◆ **Brief**: Leave out every picture, then transcribe the rest of the listing exactly.

---*---

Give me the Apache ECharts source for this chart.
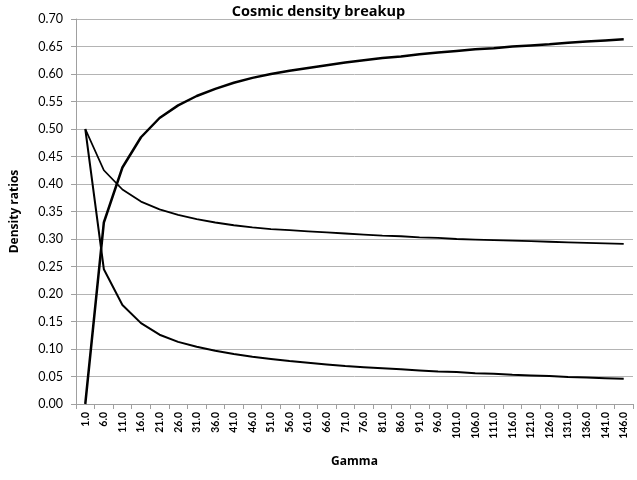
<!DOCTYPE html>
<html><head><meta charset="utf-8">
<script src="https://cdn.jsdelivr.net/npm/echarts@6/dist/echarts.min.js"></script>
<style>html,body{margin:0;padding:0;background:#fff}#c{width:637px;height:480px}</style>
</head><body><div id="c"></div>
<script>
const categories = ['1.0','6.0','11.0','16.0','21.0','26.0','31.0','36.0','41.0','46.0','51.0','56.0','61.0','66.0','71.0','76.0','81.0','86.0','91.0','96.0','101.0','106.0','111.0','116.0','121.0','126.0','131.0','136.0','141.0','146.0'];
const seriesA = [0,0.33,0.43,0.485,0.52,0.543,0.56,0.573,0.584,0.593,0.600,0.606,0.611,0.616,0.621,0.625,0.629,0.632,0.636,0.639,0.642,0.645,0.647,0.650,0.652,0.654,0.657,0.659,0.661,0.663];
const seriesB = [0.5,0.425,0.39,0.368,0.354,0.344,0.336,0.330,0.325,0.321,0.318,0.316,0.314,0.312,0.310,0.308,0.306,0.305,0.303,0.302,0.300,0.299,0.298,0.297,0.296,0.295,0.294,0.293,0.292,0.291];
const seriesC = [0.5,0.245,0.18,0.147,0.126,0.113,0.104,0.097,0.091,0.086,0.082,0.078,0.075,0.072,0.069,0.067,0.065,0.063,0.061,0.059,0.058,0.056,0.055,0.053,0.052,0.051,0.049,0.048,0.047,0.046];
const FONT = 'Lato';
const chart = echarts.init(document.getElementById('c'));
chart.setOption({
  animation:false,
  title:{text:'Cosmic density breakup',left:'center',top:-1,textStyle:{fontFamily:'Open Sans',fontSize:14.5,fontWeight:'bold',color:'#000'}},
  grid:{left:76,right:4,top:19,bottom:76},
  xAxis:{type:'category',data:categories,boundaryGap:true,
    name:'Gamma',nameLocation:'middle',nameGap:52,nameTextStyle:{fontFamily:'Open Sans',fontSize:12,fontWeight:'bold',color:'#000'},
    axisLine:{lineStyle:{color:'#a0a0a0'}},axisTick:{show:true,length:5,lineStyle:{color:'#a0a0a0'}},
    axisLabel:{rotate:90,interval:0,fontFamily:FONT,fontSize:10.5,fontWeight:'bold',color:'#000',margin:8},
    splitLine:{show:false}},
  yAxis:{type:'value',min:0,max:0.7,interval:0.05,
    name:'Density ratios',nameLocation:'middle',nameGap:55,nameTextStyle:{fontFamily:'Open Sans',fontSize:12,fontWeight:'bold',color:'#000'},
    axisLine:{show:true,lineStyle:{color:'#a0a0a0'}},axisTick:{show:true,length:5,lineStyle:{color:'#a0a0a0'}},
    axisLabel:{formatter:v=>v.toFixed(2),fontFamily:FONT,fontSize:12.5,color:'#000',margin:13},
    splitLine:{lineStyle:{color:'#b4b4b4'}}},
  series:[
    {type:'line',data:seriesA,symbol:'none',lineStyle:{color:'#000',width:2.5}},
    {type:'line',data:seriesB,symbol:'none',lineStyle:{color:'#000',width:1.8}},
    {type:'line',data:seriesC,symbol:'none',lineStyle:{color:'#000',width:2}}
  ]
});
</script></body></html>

---*---

◆ **Output of the exercise**:
Give me the Apache ECharts source for this chart.
<!DOCTYPE html>
<html><head><meta charset="utf-8">
<script src="https://cdn.jsdelivr.net/npm/echarts@6/dist/echarts.min.js"></script>
<style>html,body{margin:0;padding:0;background:#fff}#c{width:637px;height:480px}</style>
</head><body><div id="c"></div>
<script>
const categories = ['1.0','6.0','11.0','16.0','21.0','26.0','31.0','36.0','41.0','46.0','51.0','56.0','61.0','66.0','71.0','76.0','81.0','86.0','91.0','96.0','101.0','106.0','111.0','116.0','121.0','126.0','131.0','136.0','141.0','146.0'];
const seriesA = [0,0.33,0.43,0.485,0.52,0.543,0.56,0.573,0.584,0.593,0.600,0.606,0.611,0.616,0.621,0.625,0.629,0.632,0.636,0.639,0.642,0.645,0.647,0.650,0.652,0.654,0.657,0.659,0.661,0.663];
const seriesB = [0.5,0.425,0.39,0.368,0.354,0.344,0.336,0.330,0.325,0.321,0.318,0.316,0.314,0.312,0.310,0.308,0.306,0.305,0.303,0.302,0.300,0.299,0.298,0.297,0.296,0.295,0.294,0.293,0.292,0.291];
const seriesC = [0.5,0.245,0.18,0.147,0.126,0.113,0.104,0.097,0.091,0.086,0.082,0.078,0.075,0.072,0.069,0.067,0.065,0.063,0.061,0.059,0.058,0.056,0.055,0.053,0.052,0.051,0.049,0.048,0.047,0.046];
const FONT = 'Lato';
const chart = echarts.init(document.getElementById('c'));
chart.setOption({
  animation:false,
  title:{text:'Cosmic density breakup',left:'center',top:-1,textStyle:{fontFamily:'Open Sans',fontSize:14.5,fontWeight:'bold',color:'#000'}},
  grid:{left:76,right:4,top:19,bottom:76},
  xAxis:{type:'category',data:categories,boundaryGap:true,
    name:'Gamma',nameLocation:'middle',nameGap:52,nameTextStyle:{fontFamily:'Open Sans',fontSize:12,fontWeight:'bold',color:'#000'},
    axisLine:{lineStyle:{color:'#a0a0a0'}},axisTick:{show:true,length:5,lineStyle:{color:'#a0a0a0'}},
    axisLabel:{rotate:90,interval:0,fontFamily:FONT,fontSize:10.5,fontWeight:'bold',color:'#000',margin:8},
    splitLine:{show:false}},
  yAxis:{type:'value',min:0,max:0.7,interval:0.05,
    name:'Density ratios',nameLocation:'middle',nameGap:55,nameTextStyle:{fontFamily:'Open Sans',fontSize:12,fontWeight:'bold',color:'#000'},
    axisLine:{show:true,lineStyle:{color:'#a0a0a0'}},axisTick:{show:true,length:5,lineStyle:{color:'#a0a0a0'}},
    axisLabel:{formatter:v=>v.toFixed(2),fontFamily:FONT,fontSize:12.5,color:'#000',margin:13},
    splitLine:{lineStyle:{color:'#b4b4b4'}}},
  series:[
    {type:'line',data:seriesA,symbol:'none',lineStyle:{color:'#000',width:2.5}},
    {type:'line',data:seriesB,symbol:'none',lineStyle:{color:'#000',width:1.8}},
    {type:'line',data:seriesC,symbol:'none',lineStyle:{color:'#000',width:2}}
  ]
});
</script></body></html>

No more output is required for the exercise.